Se as contas assim já saem furadas, imagine-se o que aconteceria com um ministro das Finanças permissivo perante Jardim, perante o CDS, perante os ministros.
Era o fim.
Mas há outro aspecto.A mudança de ministro das Finanças seria muito mal vista lá fora.
Vítor Gaspar tem a confiança do Eurogrupo – que, no fim da semana passada, suavizou as condições de Portugal quanto ao pagamento dos juros da dívida; e tem a confiança da troika – que tem feito repetidos elogios ao ministro e aligeirou o cumprimento do défice e os cortes no Estado.
A saída de Gaspar criaria assim, nas instituições internacionais, uma dúvida legítima: por que razão eles tiraram um ministro competente e exigente?
Ficaria imediatamente a suspeita de Portugal querer voltar ao facilitismo, querer começar a não honrar os seus compromissos, querer deixar de cumprir as metas.
E nos mercados surgiria a mesma desconfiança – com as nefastas consequências que se conhecem.
A saída de Gaspar não teria, pois, qualquer vantagem no plano interno e seria péssima para o país no plano externo.
No plano interno, a única consequência que poderia ter era aumentar a despesa, com o aparecimento de novos buracos nas contas.
No plano externo, afectaria seriamente a imagem de Portugal.
Alguém saberá explicar, então, qual seria o benefício da saída de Vítor Gaspar?

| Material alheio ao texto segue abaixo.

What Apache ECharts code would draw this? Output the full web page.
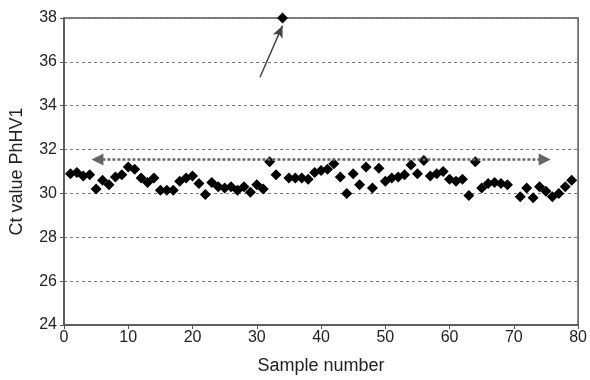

P.S. – Para lá do ministro das Finanças, há quem advogue mesmo a demissão do primeiro-ministro. Parecem não ver o que se passa à volta – em Espanha, em Itália, na Grécia, em Chipre e até em França. Estes países têm Governos de diferentes cores, mas os problemas são os mesmos… ou piores. De que nos valeria, então, mudar de Governo? Se houvesse uma solução mágica para os países da Europa do Sul, alguém já a teria encontrado.